BEGIN

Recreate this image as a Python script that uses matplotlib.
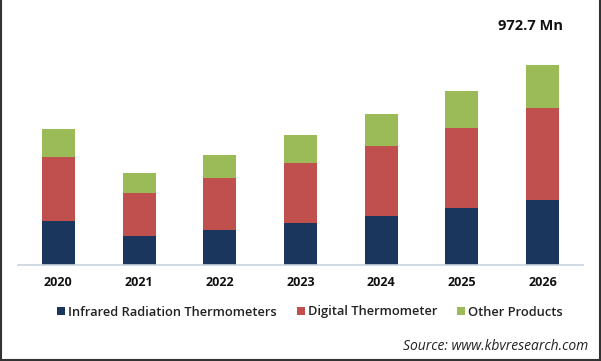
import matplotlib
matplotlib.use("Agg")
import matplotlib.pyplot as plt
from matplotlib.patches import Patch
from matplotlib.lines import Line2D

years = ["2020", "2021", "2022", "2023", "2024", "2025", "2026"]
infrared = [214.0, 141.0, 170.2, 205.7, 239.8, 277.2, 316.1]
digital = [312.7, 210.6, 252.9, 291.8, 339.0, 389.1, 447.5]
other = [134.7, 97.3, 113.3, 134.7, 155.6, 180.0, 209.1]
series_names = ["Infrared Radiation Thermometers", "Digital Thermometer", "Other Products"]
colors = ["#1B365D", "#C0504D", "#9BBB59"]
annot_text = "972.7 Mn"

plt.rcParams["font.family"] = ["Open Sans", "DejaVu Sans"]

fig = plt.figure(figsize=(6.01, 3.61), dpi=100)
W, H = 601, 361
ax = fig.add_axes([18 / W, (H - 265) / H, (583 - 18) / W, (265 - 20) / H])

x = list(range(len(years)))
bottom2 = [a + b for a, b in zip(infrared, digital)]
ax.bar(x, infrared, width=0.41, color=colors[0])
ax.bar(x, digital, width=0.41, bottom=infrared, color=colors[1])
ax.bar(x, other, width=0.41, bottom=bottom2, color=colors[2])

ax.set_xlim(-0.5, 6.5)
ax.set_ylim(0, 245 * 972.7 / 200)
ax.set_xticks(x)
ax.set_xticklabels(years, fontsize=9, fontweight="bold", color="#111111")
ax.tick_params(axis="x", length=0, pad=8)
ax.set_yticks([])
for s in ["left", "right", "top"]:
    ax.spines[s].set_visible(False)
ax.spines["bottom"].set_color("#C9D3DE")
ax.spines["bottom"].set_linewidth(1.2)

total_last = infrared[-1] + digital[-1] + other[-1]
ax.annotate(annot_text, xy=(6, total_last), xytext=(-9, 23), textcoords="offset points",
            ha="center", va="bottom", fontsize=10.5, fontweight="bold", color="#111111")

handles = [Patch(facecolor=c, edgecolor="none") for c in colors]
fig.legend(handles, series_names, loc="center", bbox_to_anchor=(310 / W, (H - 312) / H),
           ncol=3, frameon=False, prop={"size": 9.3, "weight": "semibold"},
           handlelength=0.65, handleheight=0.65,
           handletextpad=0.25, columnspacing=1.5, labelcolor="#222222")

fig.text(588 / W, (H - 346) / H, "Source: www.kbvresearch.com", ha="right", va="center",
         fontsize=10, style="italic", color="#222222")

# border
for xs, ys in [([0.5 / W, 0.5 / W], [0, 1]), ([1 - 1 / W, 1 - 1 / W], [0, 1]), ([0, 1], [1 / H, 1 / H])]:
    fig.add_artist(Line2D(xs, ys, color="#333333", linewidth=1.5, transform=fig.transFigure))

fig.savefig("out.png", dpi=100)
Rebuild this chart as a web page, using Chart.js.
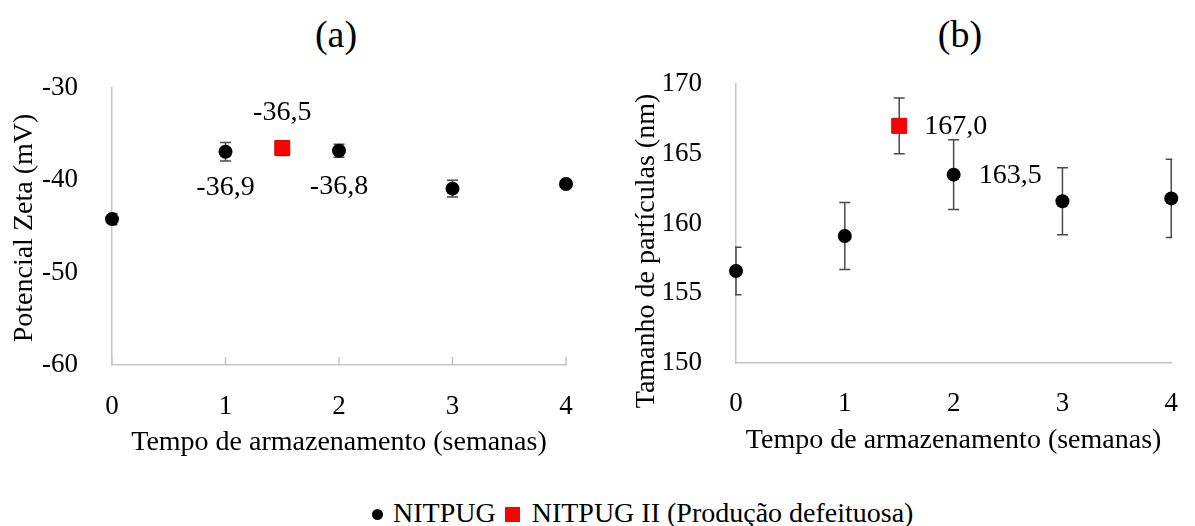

END

Quote the entries above word for word. Leave the images out.

Recreate this image as a Python script that uses matplotlib.
import matplotlib
matplotlib.use("Agg")
import matplotlib.pyplot as plt
from matplotlib.patches import Patch
from matplotlib.lines import Line2D

years = ["2020", "2021", "2022", "2023", "2024", "2025", "2026"]
infrared = [214.0, 141.0, 170.2, 205.7, 239.8, 277.2, 316.1]
digital = [312.7, 210.6, 252.9, 291.8, 339.0, 389.1, 447.5]
other = [134.7, 97.3, 113.3, 134.7, 155.6, 180.0, 209.1]
series_names = ["Infrared Radiation Thermometers", "Digital Thermometer", "Other Products"]
colors = ["#1B365D", "#C0504D", "#9BBB59"]
annot_text = "972.7 Mn"

plt.rcParams["font.family"] = ["Open Sans", "DejaVu Sans"]

fig = plt.figure(figsize=(6.01, 3.61), dpi=100)
W, H = 601, 361
ax = fig.add_axes([18 / W, (H - 265) / H, (583 - 18) / W, (265 - 20) / H])

x = list(range(len(years)))
bottom2 = [a + b for a, b in zip(infrared, digital)]
ax.bar(x, infrared, width=0.41, color=colors[0])
ax.bar(x, digital, width=0.41, bottom=infrared, color=colors[1])
ax.bar(x, other, width=0.41, bottom=bottom2, color=colors[2])

ax.set_xlim(-0.5, 6.5)
ax.set_ylim(0, 245 * 972.7 / 200)
ax.set_xticks(x)
ax.set_xticklabels(years, fontsize=9, fontweight="bold", color="#111111")
ax.tick_params(axis="x", length=0, pad=8)
ax.set_yticks([])
for s in ["left", "right", "top"]:
    ax.spines[s].set_visible(False)
ax.spines["bottom"].set_color("#C9D3DE")
ax.spines["bottom"].set_linewidth(1.2)

total_last = infrared[-1] + digital[-1] + other[-1]
ax.annotate(annot_text, xy=(6, total_last), xytext=(-9, 23), textcoords="offset points",
            ha="center", va="bottom", fontsize=10.5, fontweight="bold", color="#111111")

handles = [Patch(facecolor=c, edgecolor="none") for c in colors]
fig.legend(handles, series_names, loc="center", bbox_to_anchor=(310 / W, (H - 312) / H),
           ncol=3, frameon=False, prop={"size": 9.3, "weight": "semibold"},
           handlelength=0.65, handleheight=0.65,
           handletextpad=0.25, columnspacing=1.5, labelcolor="#222222")

fig.text(588 / W, (H - 346) / H, "Source: www.kbvresearch.com", ha="right", va="center",
         fontsize=10, style="italic", color="#222222")

# border
for xs, ys in [([0.5 / W, 0.5 / W], [0, 1]), ([1 - 1 / W, 1 - 1 / W], [0, 1]), ([0, 1], [1 / H, 1 / H])]:
    fig.add_artist(Line2D(xs, ys, color="#333333", linewidth=1.5, transform=fig.transFigure))

fig.savefig("out.png", dpi=100)
Rebuild this chart as a web page, using Chart.js.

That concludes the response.